@reans Those docs tell you how events are emitted:
Amazon S3 supports the following destinations where it can publish events:
- Amazon Simple Notification Service (Amazon SNS) Amazon SNS is a flexible, fully managed push messaging service. Using this service, you can push messages to mobile devices or distributed services. With SNS you can publish a message once, and deliver it one or more times. Currently Standard SNS is only allowed as an S3 event notification destination, whereas SNS FIFO is not allowed. For more information about SNS, see Amazon SNS.
- Amazon Simple Queue Service (Amazon SQS) queue Amazon SQS is a scalable and fully managed message queuing service. You can use SQS to transmit any volume of data without requiring other services to be always available. In your notification configuration, you can request that Amazon S3 publish events to an SQS queue. Currently, Standard SQS queue is only allowed as an Amazon S3 event notification destination, whereas FIFO SQS queue is not allowed. For more information about Amazon SQS, see Amazon SQS.

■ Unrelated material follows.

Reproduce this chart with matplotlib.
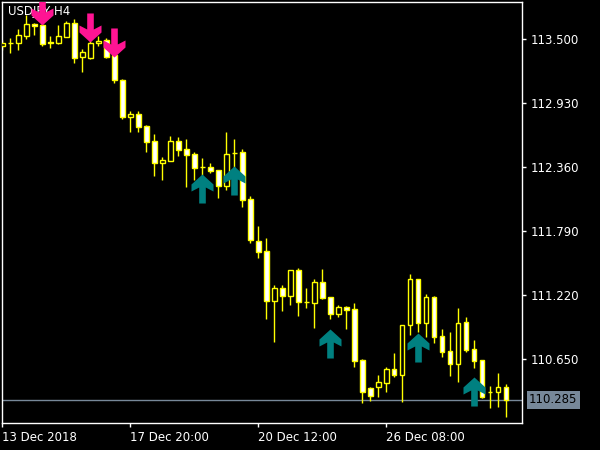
import matplotlib
matplotlib.use("Agg")
import matplotlib.pyplot as plt
from matplotlib.path import Path

# USDJPY H4 candles
opens = [113.438, 113.464, 113.464, 113.527, 113.633, 113.625, 113.473, 113.464, 113.518, 113.642,
         113.340, 113.331, 113.464, 113.491, 113.357, 113.135, 112.805, 112.832, 112.725, 112.591,
         112.396, 112.413, 112.591, 112.520, 112.475, 112.360, 112.360, 112.333, 112.191, 112.484,
         112.493, 112.075, 111.701, 111.612, 111.166, 111.282, 111.211, 111.442, 111.157, 111.149,
         111.336, 111.202, 111.051, 111.113, 111.095, 110.641, 110.391, 110.400, 110.436, 110.561,
         110.507, 110.953, 111.362, 110.971, 111.202, 110.855, 110.721, 110.605, 110.980, 110.739,
         110.641, 110.356, 110.356, 110.400]
highs = [113.491, 113.509, 113.589, 113.713, 113.642, 113.669, 113.527, 113.625, 113.660, 113.678,
         113.411, 113.491, 113.527, 113.509, 113.384, 113.144, 112.858, 112.858, 112.734, 112.654,
         112.449, 112.636, 112.627, 112.609, 112.493, 112.440, 112.396, 112.336, 112.672, 112.609,
         112.520, 112.102, 111.835, 111.728, 111.309, 111.309, 111.445, 111.460, 111.282, 111.362,
         111.451, 111.205, 111.131, 111.122, 111.149, 110.650, 110.400, 110.507, 110.579, 110.703,
         110.953, 111.407, 111.365, 111.229, 111.211, 110.917, 110.890, 111.104, 111.024, 110.819,
         110.644, 110.409, 110.525, 110.427]
lows = [113.402, 113.375, 113.402, 113.500, 113.536, 113.438, 113.420, 113.455, 113.515, 113.286,
        113.206, 113.322, 113.438, 113.331, 113.108, 112.787, 112.672, 112.672, 112.493, 112.280,
        112.244, 112.410, 112.458, 112.182, 112.244, 112.289, 112.306, 112.084, 112.155, 112.289,
        112.004, 111.683, 111.549, 111.006, 110.801, 111.077, 111.131, 111.033, 111.104, 110.926,
        111.184, 111.006, 111.024, 110.917, 110.579, 110.258, 110.276, 110.311, 110.356, 110.490,
        110.267, 110.864, 110.890, 110.846, 110.792, 110.668, 110.499, 110.445, 110.712, 110.570,
        110.305, 110.213, 110.222, 110.133]
closes = [113.464, 113.462, 113.536, 113.633, 113.616, 113.455, 113.464, 113.527, 113.642, 113.331,
          113.384, 113.464, 113.482, 113.340, 113.135, 112.805, 112.832, 112.716, 112.582, 112.396,
          112.422, 112.591, 112.511, 112.467, 112.351, 112.358, 112.324, 112.191, 112.475, 112.482,
          112.066, 111.710, 111.603, 111.166, 111.282, 111.211, 111.442, 111.157, 111.155, 111.336,
          111.193, 111.051, 111.113, 111.087, 110.632, 110.356, 110.320, 110.445, 110.561, 110.507,
          110.950, 111.362, 110.971, 111.202, 110.846, 110.712, 110.605, 110.971, 110.730, 110.632,
          110.311, 110.354, 110.400, 110.285]

# signal arrows: bar index and price at the arrow tip
sell_idx = [5, 11, 14]
sell_price = [113.625, 113.473, 113.340]
buy_idx = [25, 29, 41, 52, 59]
buy_price = [112.297, 112.369, 110.917, 110.881, 110.490]

price_ticks = [113.500, 112.930, 112.360, 111.790, 111.220, 110.650]
date_pos = [0, 16, 32, 48]
date_labels = ["13 Dec 2018", "17 Dec 20:00", "20 Dec 12:00", "26 Dec 08:00"]
last_price = 110.285

YELLOW = "#FFFF00"
GRID_GRAY = "#778899"

# thick arrow (wingdings style), tip at the origin
up_verts = [(0, 0), (11, -10), (11, -17), (3.3, -13), (3.3, -29), (-3.3, -29),
            (-3.3, -13), (-11, -17), (-11, -10), (0, 0)]
up_arrow = Path(up_verts, closed=True)
down_arrow = Path([(x, -y) for x, y in up_verts], closed=True)

fig = plt.figure(figsize=(6, 4.5), dpi=100, facecolor="black")
ax = fig.add_axes([2 / 600, 27 / 450, 520 / 600, 421 / 450])
ax.set_facecolor("black")

idx = list(range(len(opens)))
ax.vlines(idx, lows, highs, color=YELLOW, lw=1, zorder=2)
fills = ["white" if c < o else "black" for o, c in zip(opens, closes)]
heights = [c - o for o, c in zip(opens, closes)]
ax.bar(idx, heights, bottom=opens, width=0.6, color=fills, edgecolor=YELLOW,
       linewidth=1, zorder=3)

ax.axhline(last_price, color=GRID_GRAY, lw=1, zorder=1)

ax.text(0.011, 0.992, "USDJPY,H4", transform=ax.transAxes, color="white",
        fontsize=8.5, ha="left", va="top", zorder=4)

ax.plot(sell_idx, sell_price, ls="none", marker=down_arrow, markersize=41.8,
        color="#FF1493", markeredgewidth=0, zorder=5)
ax.plot(buy_idx, buy_price, ls="none", marker=up_arrow, markersize=41.8,
        color="#008080", markeredgewidth=0, zorder=5)

ax.set_xlim(-0.05, 65)
ax.set_ylim(110.080, 113.830)

for s in ax.spines.values():
    s.set_color("white")
    s.set_linewidth(1)

ax.yaxis.tick_right()
ax.set_yticks(price_ticks)
ax.set_yticklabels([f"{p:.3f}" for p in price_ticks])
ax.set_xticks(date_pos)
ax.set_xticklabels(date_labels, ha="left")
ax.tick_params(axis="both", colors="white", labelsize=8.5, length=3, width=1,
               direction="out")
ax.tick_params(axis="y", pad=3)
ax.tick_params(axis="x", pad=3)

ax.annotate(f"{last_price:.3f}", xy=(1, last_price), xycoords=("axes fraction", "data"),
            xytext=(7, 0), textcoords="offset pixels", ha="left", va="center",
            fontsize=8.5, color="black", annotation_clip=False,
            bbox=dict(boxstyle="square,pad=0.2", facecolor=GRID_GRAY, edgecolor="none"))

fig.savefig("out.png", dpi=100, facecolor="black")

- AWS Lambda AWS Lambda is a compute service that makes it easy for you to build applications that respond quickly to new information. AWS Lambda runs your code in response to events such as image uploads, in-app activity, website clicks, or outputs from connected devices. You can use AWS Lambda to extend other AWS services with custom logic, or create your own backend that operates at AWS scale, performance, and security. With Lambda, you can easily create discrete, event-driven applications that run only when needed and scale automatically from a few requests per day to thousands per second. Lambda can run custom code in response to Amazon S3 bucket events. You upload your custom code to Lambda and create what is called a Lambda function. When Amazon S3 detects an event of a specific type (for example, an object created event), it can publish the event to AWS Lambda and invoke your function in Lambda. In response, Lambda runs your function.
But if you’re uploading the file client-side, then you’ll know when the file is uploaded: the file will be uploaded when the request to upload the part(s) is finished.